Item – I’d comment more, but the Blogosphere has ejected me. Ejected me, I tell you! I visit some delightful and meaningful blog or other, spend hours, well, minutes typing the cutest, coolest, funniest comments ever, and I hit ‘post’ and the blog goes — nah. I’m looking at you, mu, typepad, blogspot. I hate you all. I am not spam. I am offended.
Item – I am falling back into No Sleep Land. I entirely blame the counselling. Oh yes, we’re still going to that, every fortnight. We spent the last session discussing the way we discuss purchases and money, and I spent the entire hour wanting to hurl myself through the window, screaming ‘Shut up about the fucking speakers! I refuse to talk about how I talk about the fucking new speakers! I do not care how we decide what fucking speakers we buy!’ And yet the conversation ground relentlessly on, me being polite and cooperative and wondering why H had his head so far up his arse – this is the INFERTILITY counsellor, not sodding John Lewis, so why in the name of Christ aren’t we talking about Clomid 5, or the fact I’m to fat to do IVF, or bloody buggering Mothering Sunday, for that matter?
Item – Went home after that and lost my temper good and proper. With myself, as much as anyone. But also with H, because he was there. And, as it turned out, also slightly bewildered at how the conversation ran so relentlessly on and unstoppably on about the, ohhh, damn it, speakers. Wish I had flung myself about and said sweary-words now. Rather wonder why on earth I want the counsellor to think I am a nice sensible calm and normal woman. I’m paying her £65 an hour because I’m not.
Item – I am seriously abusing the italics button in this post, aren’t I?
Item – I have an appointment with Nice Lady Wand Monkey on Monday, in which we look through the round window and see what Satsuma is doing. Please let the little slacker be cheerfully growing a fat juicy follicle. Please. Please.
Item – I was accosted by Alpha Line Manager yesterday afternoon, wanting to know what the hospital appointment was for – was it for migraines? Alpha seems to have got hold of the impression somewhere that one migraine every four to twelve weeks is somehow serious, whereas any fule kno that real migraine sufferers get them weekly, or even daily, and no neurologist is going to waste his or her precious time on me unless I start having convulsions or grow antlers. Anyway, I bravely answered that I was seeking *ahem* ‘treatment’, what with the ghastly miscarriage thing last year. Alpha replied that it all sounded very stressful and she hoped they would be kind and helpful. I said thank you, and went away feeling pleased with Alpha, for saying exactly the right thing. So this was good.

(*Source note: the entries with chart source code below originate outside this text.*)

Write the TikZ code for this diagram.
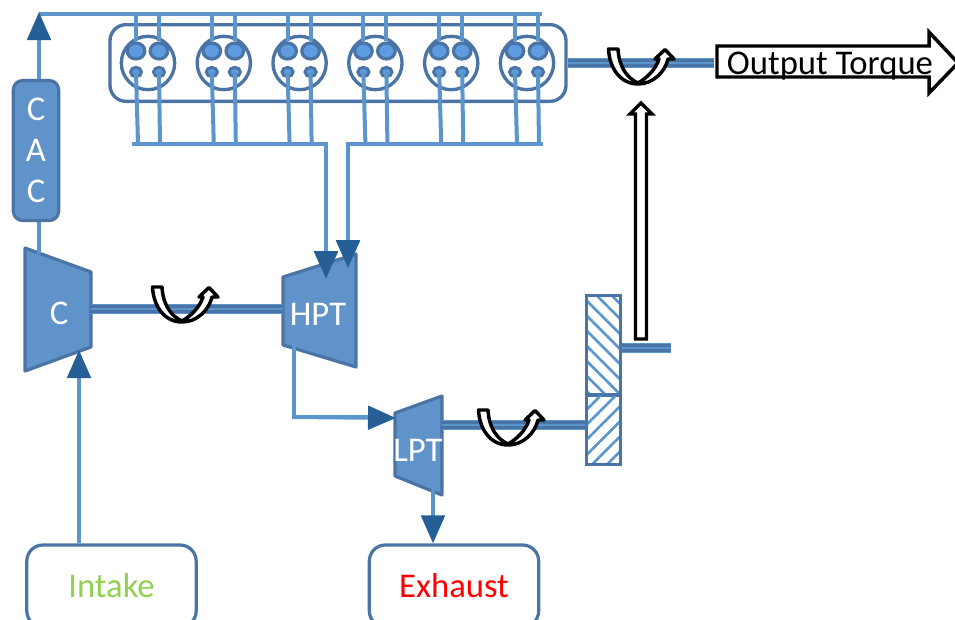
\documentclass[tikz,border=0pt]{standalone}
\usepackage{fontspec}
\setmainfont{Carlito}
\definecolor{partblue}{HTML}{5F93C9}
\definecolor{edgeblue}{HTML}{4A74A5}
\definecolor{pipeblue}{HTML}{5B95CC}
\definecolor{tipblue}{HTML}{265F96}
\definecolor{valveblue}{HTML}{5F9BE0}
\definecolor{intakegreen}{HTML}{92D050}
\usetikzlibrary{arrows.meta, positioning, calc, patterns.meta}
\tikzset{
  pipe/.style={draw=pipeblue, line width=3pt},
  flow/.style={pipe, -{Triangle[length=21pt, width=17.5pt, color=tipblue]}},
  shaft/.style={draw=pipeblue, line width=7.5pt, postaction={draw=edgeblue, line width=2.3pt, double=pipeblue, double distance=0.9pt}},
  part/.style={draw=edgeblue, fill=partblue, line width=2.4pt, line join=round},
  partlabel/.style={text=white, font=\fontsize{26}{30.5}\selectfont, inner sep=0pt, align=center},
  boxlabel/.style={draw=edgeblue, line width=2.4pt, rounded corners=12pt, minimum width=127pt, minimum height=61.5pt, font=\fontsize{26}{30}\selectfont},
  gearpart/.style={draw=edgeblue, line width=2.2pt, minimum width=25.5pt, inner sep=0pt},
  inletvalve/.style={circle, draw=edgeblue, fill=valveblue, line width=2.4pt, minimum width=12pt, inner sep=0pt, xscale=1.1},
  outletvalve/.style={circle, draw=edgeblue, fill=valveblue, line width=2.2pt, minimum width=7pt, inner sep=0pt, xscale=1.2},
  torquearrow/.style={draw=black, fill=white, line width=2.6pt, miter limit=10},
  pics/turnarrow/.style={code={
    \draw[torquearrow, line width=2.6pt, line join=round] (1.5,2) -- (11,2) .. controls (12,20) and (20,31) .. (31,36)
      .. controls (40,31) and (49,22) .. (52,12) -- (48,12) -- (58,2.5) -- (67,12) -- (61,12)
      .. controls (58,25) and (46,37) .. (31,37) .. controls (14,37) and (2.5,22) .. (1.5,2) -- cycle;
  }}
}

\begin{document}
\begin{tikzpicture}[x=0.75pt, y=-0.75pt]
  \clip (0,0) rectangle (955,619);

  % rails
  \coordinate (cacTip) at (39,14);
  \coordinate (intakeRail) at (542,14);
  \coordinate (exhLeft) at (132,144);
  \coordinate (exhLeftEnd) at (326,144);
  \coordinate (exhRight) at (348,144);
  \coordinate (exhRightEnd) at (543,144);
  \coordinate (hptInA) at (326,279);
  \coordinate (hptInB) at (348,268);

  % engine block
  \node[draw=edgeblue, line width=2.5pt, rounded corners=12pt, minimum width=342pt, minimum height=57.5pt] (block) at (338,63) {};
  \coordinate (crankEnd) at (714,63);
  \draw[shaft] (block.east) -- (crankEnd);

  % cylinders
  \foreach \i in {1,...,6} {
    \pgfmathsetmacro{\cx}{148+75.8*(\i-1)}
    \node[circle, draw=edgeblue, line width=2.5pt, minimum width=40pt, inner sep=0pt] (cyl\i) at (\cx,63) {};
    \node[inletvalve] (inA\i) at (\cx-12,51) {};
    \node[inletvalve] (inB\i) at (\cx+11,51) {};
    \node[outletvalve] (exA\i) at (\cx-12,72) {};
    \node[outletvalve] (exB\i) at (\cx+11,72) {};
    \draw[pipe] (inA\i) -- (inA\i |- intakeRail);
    \draw[pipe] (inB\i) -- (inB\i |- intakeRail);
    \draw[pipe] (exA\i.center) -- ($(exA\i |- exhLeft)+(2,0)$);
    \draw[pipe] (exB\i.center) -- ($(exB\i |- exhLeft)+(1,0)$);
  }

  % manifolds
  \draw[pipe] (intakeRail) -- (cacTip);
  \draw[flow] (exhLeft) -- (exhLeftEnd) -- (hptInA);
  \draw[flow] (exhRightEnd) -- (exhRight) -- (hptInB);

  % compressor, turbines
  \draw[part] (25,248) -- (91,272) -- (91,347) -- (25,371) -- cycle;
  \node[partlabel] (comp) at (59,313) {C};
  \coordinate (compTop) at (39,254);
  \coordinate (compIn) at (79,350);
  \coordinate (compShaft) at (91,309);

  % charge air cooler
  \draw[flow] (compTop) -- (39,12);
  \node[part, rounded corners=7pt, minimum width=34pt, minimum height=105pt, inner sep=0pt, partlabel] (cac) at (36,150.5) {\raisebox{-3pt}{C}\\\raisebox{-3pt}{A}\\\raisebox{-3pt}{C}};

  \draw[part] (283,277) -- (356,254) -- (356,367) -- (283,345) -- cycle;
  \node[partlabel] (hpt) at (318,314) {HPT};
  \coordinate (hptShaft) at (283,309);
  \draw[shaft] (compShaft) -- (hptShaft);
  \draw[flow] (hptInA |- exhLeft) -- (hptInA);
  \draw[flow] (hptInB |- exhRight) -- (hptInB);

  \draw[part] (395,413) -- (442,396) -- (442,495) -- (395,476) -- cycle;
  \node[partlabel] (lpt) at (418,450) {LPT};
  \coordinate (lptIn) at (396,418);
  \coordinate (hptOut) at (294,346);
  \coordinate (lptShaft) at (442,425);
  \coordinate (lptOut) at (433,478);
  \draw[pipe] (hptOut) -- (294,417) -- (369,417);
  \draw[flow] (294,417) -- (lptIn);

  % intake and exhaust boxes
  \node[boxlabel, text=intakegreen] (intake) at (111.5,586) {Intake};
  \node[boxlabel, text=red] (exhaust) at (454,586) {Exhaust};
  \draw[flow] (intake.north -| compIn) -- (compIn);
  \draw[flow] (lptOut) -- (lptOut |- exhaust.north);

  % gears
  \node[gearpart, minimum height=74.5pt, pattern={Lines[angle=-45, distance=8pt, line width=2pt]}, pattern color=pipeblue] (gearTop) at (603.5,345.5) {};
  \node[gearpart, minimum height=52pt, pattern={Lines[angle=45, distance=8pt, line width=2pt]}, pattern color=pipeblue] (gearBot) at (603.5,429.5) {};
  \draw[shaft] (lptShaft) -- (lptShaft -| gearBot.west);
  \coordinate (gearOut) at (671,348);
  \draw[shaft] (gearOut -| gearTop.east) -- (gearOut);

  % power transfer
  \draw[torquearrow] (635.5,339) -- (635.5,114) -- (630,114) -- (641,103) -- (652,114) -- (646.5,114) -- (646.5,339) -- cycle;
  \draw[torquearrow] (717,46) -- (929,46) -- (929,32) -- (958,63) -- (929,93) -- (929,77) -- (717,77) -- cycle;
  \node[font=\fontsize{26}{30}\selectfont, inner sep=0pt] (torque) at (830,66) {Output Torque};

  % rotation marks
  \pic at (151,285) {turnarrow};
  \pic at (477,408) {turnarrow};
  \pic at (607,47) {turnarrow};
\end{tikzpicture}
\end{document}
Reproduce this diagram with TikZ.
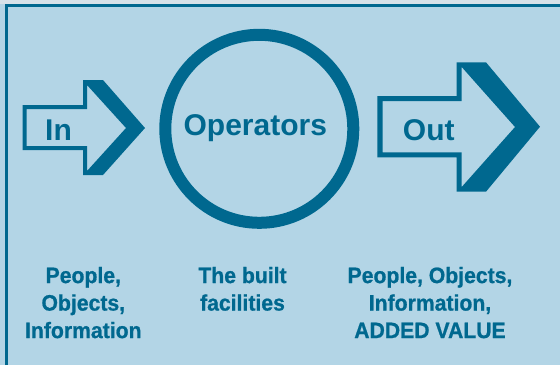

Item – I am a chilly mortal with pale blue feet, most of the time. For the past week, every few hours I suddenly get terribly hot and pink and sweaty and tear my sweaters off. Whatever I am doing. I could be sitting by an open window thinking crikey, it’s draughty, I’ll put my cardigan on, and wooosh, hotness. FFS. I was only taking 50 mg of Clomid and I have never had hot flushes on that dose before. Harrumph.